== Goal of the exercise ==
Give all the lines below again, exactly, with no pictures.
-- begin --
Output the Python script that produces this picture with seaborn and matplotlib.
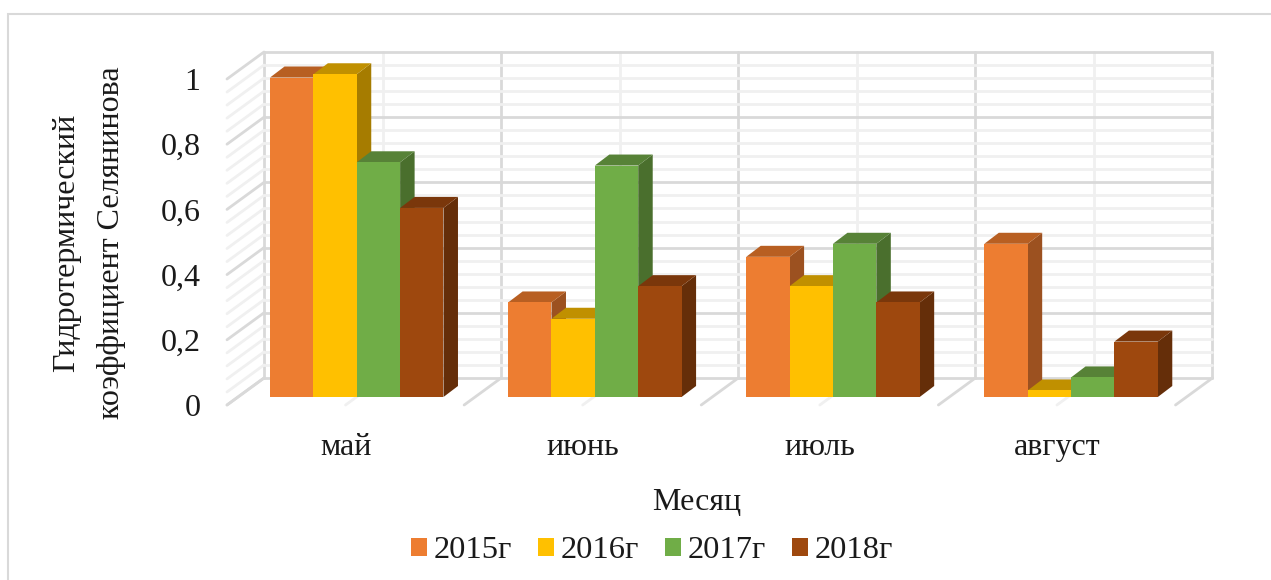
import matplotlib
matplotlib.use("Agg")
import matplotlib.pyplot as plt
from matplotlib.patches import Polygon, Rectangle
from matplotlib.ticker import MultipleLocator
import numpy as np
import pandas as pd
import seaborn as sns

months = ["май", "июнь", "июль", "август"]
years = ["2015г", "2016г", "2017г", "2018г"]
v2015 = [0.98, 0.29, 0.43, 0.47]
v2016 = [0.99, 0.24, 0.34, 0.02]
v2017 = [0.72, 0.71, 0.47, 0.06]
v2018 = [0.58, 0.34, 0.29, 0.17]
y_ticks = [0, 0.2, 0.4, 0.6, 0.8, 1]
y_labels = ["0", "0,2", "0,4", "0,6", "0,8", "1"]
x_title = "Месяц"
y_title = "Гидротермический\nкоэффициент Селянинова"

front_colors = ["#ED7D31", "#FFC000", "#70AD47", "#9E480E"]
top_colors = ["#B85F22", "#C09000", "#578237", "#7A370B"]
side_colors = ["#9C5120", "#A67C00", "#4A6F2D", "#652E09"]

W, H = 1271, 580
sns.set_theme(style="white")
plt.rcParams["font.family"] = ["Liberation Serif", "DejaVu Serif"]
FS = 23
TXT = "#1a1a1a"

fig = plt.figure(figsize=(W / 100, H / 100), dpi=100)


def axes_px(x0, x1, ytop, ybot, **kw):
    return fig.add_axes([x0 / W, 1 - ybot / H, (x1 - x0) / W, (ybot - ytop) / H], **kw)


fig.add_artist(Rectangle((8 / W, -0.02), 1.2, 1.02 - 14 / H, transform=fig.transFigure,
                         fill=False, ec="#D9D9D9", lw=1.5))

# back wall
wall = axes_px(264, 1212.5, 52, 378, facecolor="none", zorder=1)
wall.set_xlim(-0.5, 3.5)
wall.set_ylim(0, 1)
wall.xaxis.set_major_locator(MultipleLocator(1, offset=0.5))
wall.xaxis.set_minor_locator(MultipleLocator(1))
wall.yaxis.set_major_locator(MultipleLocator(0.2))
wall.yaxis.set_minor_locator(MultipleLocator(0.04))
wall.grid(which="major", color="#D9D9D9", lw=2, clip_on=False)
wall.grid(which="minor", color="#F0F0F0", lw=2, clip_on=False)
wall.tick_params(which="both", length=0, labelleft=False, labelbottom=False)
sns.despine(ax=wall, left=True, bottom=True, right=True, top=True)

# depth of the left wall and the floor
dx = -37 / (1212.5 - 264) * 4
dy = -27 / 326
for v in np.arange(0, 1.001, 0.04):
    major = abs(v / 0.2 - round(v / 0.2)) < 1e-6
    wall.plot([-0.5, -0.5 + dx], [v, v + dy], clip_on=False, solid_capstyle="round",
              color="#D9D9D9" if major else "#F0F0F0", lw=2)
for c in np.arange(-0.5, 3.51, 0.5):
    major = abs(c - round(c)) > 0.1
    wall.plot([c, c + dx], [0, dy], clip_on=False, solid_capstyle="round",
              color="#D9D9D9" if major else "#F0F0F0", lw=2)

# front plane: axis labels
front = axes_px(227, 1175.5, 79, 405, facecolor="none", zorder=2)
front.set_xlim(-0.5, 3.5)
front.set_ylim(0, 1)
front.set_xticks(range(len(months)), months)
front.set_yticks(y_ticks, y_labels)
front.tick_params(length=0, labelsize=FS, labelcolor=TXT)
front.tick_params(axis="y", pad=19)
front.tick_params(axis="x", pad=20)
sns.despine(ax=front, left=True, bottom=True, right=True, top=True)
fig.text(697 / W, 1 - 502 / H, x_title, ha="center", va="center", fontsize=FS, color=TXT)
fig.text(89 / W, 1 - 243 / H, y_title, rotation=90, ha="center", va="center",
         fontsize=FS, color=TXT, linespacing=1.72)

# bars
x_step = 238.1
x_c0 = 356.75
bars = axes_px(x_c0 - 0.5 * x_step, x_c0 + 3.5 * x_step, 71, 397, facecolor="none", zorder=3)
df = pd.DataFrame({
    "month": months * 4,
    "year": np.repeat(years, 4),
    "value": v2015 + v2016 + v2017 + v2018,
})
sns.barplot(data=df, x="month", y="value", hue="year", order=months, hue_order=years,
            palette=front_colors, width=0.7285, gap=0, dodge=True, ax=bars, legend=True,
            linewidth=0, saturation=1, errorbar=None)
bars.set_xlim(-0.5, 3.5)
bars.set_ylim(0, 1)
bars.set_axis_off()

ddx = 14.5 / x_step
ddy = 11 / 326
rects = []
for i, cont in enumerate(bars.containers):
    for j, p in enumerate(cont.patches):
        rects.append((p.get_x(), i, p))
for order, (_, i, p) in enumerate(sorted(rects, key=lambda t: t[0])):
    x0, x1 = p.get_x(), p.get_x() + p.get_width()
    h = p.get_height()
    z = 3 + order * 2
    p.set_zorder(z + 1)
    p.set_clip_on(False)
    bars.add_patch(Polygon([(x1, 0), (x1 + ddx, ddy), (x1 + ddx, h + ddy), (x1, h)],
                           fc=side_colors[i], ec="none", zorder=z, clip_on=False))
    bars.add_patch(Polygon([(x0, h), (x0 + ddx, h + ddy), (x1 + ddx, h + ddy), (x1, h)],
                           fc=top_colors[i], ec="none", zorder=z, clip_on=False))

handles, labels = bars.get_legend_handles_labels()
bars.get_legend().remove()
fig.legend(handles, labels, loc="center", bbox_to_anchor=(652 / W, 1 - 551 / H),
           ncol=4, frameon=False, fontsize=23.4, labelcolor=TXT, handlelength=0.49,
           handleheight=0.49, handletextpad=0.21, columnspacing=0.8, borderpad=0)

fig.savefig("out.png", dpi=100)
-- end --
== Written reply ==
Output the Python script that produces this picture with seaborn and matplotlib.
import matplotlib
matplotlib.use("Agg")
import matplotlib.pyplot as plt
from matplotlib.patches import Polygon, Rectangle
from matplotlib.ticker import MultipleLocator
import numpy as np
import pandas as pd
import seaborn as sns

months = ["май", "июнь", "июль", "август"]
years = ["2015г", "2016г", "2017г", "2018г"]
v2015 = [0.98, 0.29, 0.43, 0.47]
v2016 = [0.99, 0.24, 0.34, 0.02]
v2017 = [0.72, 0.71, 0.47, 0.06]
v2018 = [0.58, 0.34, 0.29, 0.17]
y_ticks = [0, 0.2, 0.4, 0.6, 0.8, 1]
y_labels = ["0", "0,2", "0,4", "0,6", "0,8", "1"]
x_title = "Месяц"
y_title = "Гидротермический\nкоэффициент Селянинова"

front_colors = ["#ED7D31", "#FFC000", "#70AD47", "#9E480E"]
top_colors = ["#B85F22", "#C09000", "#578237", "#7A370B"]
side_colors = ["#9C5120", "#A67C00", "#4A6F2D", "#652E09"]

W, H = 1271, 580
sns.set_theme(style="white")
plt.rcParams["font.family"] = ["Liberation Serif", "DejaVu Serif"]
FS = 23
TXT = "#1a1a1a"

fig = plt.figure(figsize=(W / 100, H / 100), dpi=100)


def axes_px(x0, x1, ytop, ybot, **kw):
    return fig.add_axes([x0 / W, 1 - ybot / H, (x1 - x0) / W, (ybot - ytop) / H], **kw)


fig.add_artist(Rectangle((8 / W, -0.02), 1.2, 1.02 - 14 / H, transform=fig.transFigure,
                         fill=False, ec="#D9D9D9", lw=1.5))

# back wall
wall = axes_px(264, 1212.5, 52, 378, facecolor="none", zorder=1)
wall.set_xlim(-0.5, 3.5)
wall.set_ylim(0, 1)
wall.xaxis.set_major_locator(MultipleLocator(1, offset=0.5))
wall.xaxis.set_minor_locator(MultipleLocator(1))
wall.yaxis.set_major_locator(MultipleLocator(0.2))
wall.yaxis.set_minor_locator(MultipleLocator(0.04))
wall.grid(which="major", color="#D9D9D9", lw=2, clip_on=False)
wall.grid(which="minor", color="#F0F0F0", lw=2, clip_on=False)
wall.tick_params(which="both", length=0, labelleft=False, labelbottom=False)
sns.despine(ax=wall, left=True, bottom=True, right=True, top=True)

# depth of the left wall and the floor
dx = -37 / (1212.5 - 264) * 4
dy = -27 / 326
for v in np.arange(0, 1.001, 0.04):
    major = abs(v / 0.2 - round(v / 0.2)) < 1e-6
    wall.plot([-0.5, -0.5 + dx], [v, v + dy], clip_on=False, solid_capstyle="round",
              color="#D9D9D9" if major else "#F0F0F0", lw=2)
for c in np.arange(-0.5, 3.51, 0.5):
    major = abs(c - round(c)) > 0.1
    wall.plot([c, c + dx], [0, dy], clip_on=False, solid_capstyle="round",
              color="#D9D9D9" if major else "#F0F0F0", lw=2)

# front plane: axis labels
front = axes_px(227, 1175.5, 79, 405, facecolor="none", zorder=2)
front.set_xlim(-0.5, 3.5)
front.set_ylim(0, 1)
front.set_xticks(range(len(months)), months)
front.set_yticks(y_ticks, y_labels)
front.tick_params(length=0, labelsize=FS, labelcolor=TXT)
front.tick_params(axis="y", pad=19)
front.tick_params(axis="x", pad=20)
sns.despine(ax=front, left=True, bottom=True, right=True, top=True)
fig.text(697 / W, 1 - 502 / H, x_title, ha="center", va="center", fontsize=FS, color=TXT)
fig.text(89 / W, 1 - 243 / H, y_title, rotation=90, ha="center", va="center",
         fontsize=FS, color=TXT, linespacing=1.72)

# bars
x_step = 238.1
x_c0 = 356.75
bars = axes_px(x_c0 - 0.5 * x_step, x_c0 + 3.5 * x_step, 71, 397, facecolor="none", zorder=3)
df = pd.DataFrame({
    "month": months * 4,
    "year": np.repeat(years, 4),
    "value": v2015 + v2016 + v2017 + v2018,
})
sns.barplot(data=df, x="month", y="value", hue="year", order=months, hue_order=years,
            palette=front_colors, width=0.7285, gap=0, dodge=True, ax=bars, legend=True,
            linewidth=0, saturation=1, errorbar=None)
bars.set_xlim(-0.5, 3.5)
bars.set_ylim(0, 1)
bars.set_axis_off()

ddx = 14.5 / x_step
ddy = 11 / 326
rects = []
for i, cont in enumerate(bars.containers):
    for j, p in enumerate(cont.patches):
        rects.append((p.get_x(), i, p))
for order, (_, i, p) in enumerate(sorted(rects, key=lambda t: t[0])):
    x0, x1 = p.get_x(), p.get_x() + p.get_width()
    h = p.get_height()
    z = 3 + order * 2
    p.set_zorder(z + 1)
    p.set_clip_on(False)
    bars.add_patch(Polygon([(x1, 0), (x1 + ddx, ddy), (x1 + ddx, h + ddy), (x1, h)],
                           fc=side_colors[i], ec="none", zorder=z, clip_on=False))
    bars.add_patch(Polygon([(x0, h), (x0 + ddx, h + ddy), (x1 + ddx, h + ddy), (x1, h)],
                           fc=top_colors[i], ec="none", zorder=z, clip_on=False))

handles, labels = bars.get_legend_handles_labels()
bars.get_legend().remove()
fig.legend(handles, labels, loc="center", bbox_to_anchor=(652 / W, 1 - 551 / H),
           ncol=4, frameon=False, fontsize=23.4, labelcolor=TXT, handlelength=0.49,
           handleheight=0.49, handletextpad=0.21, columnspacing=0.8, borderpad=0)

fig.savefig("out.png", dpi=100)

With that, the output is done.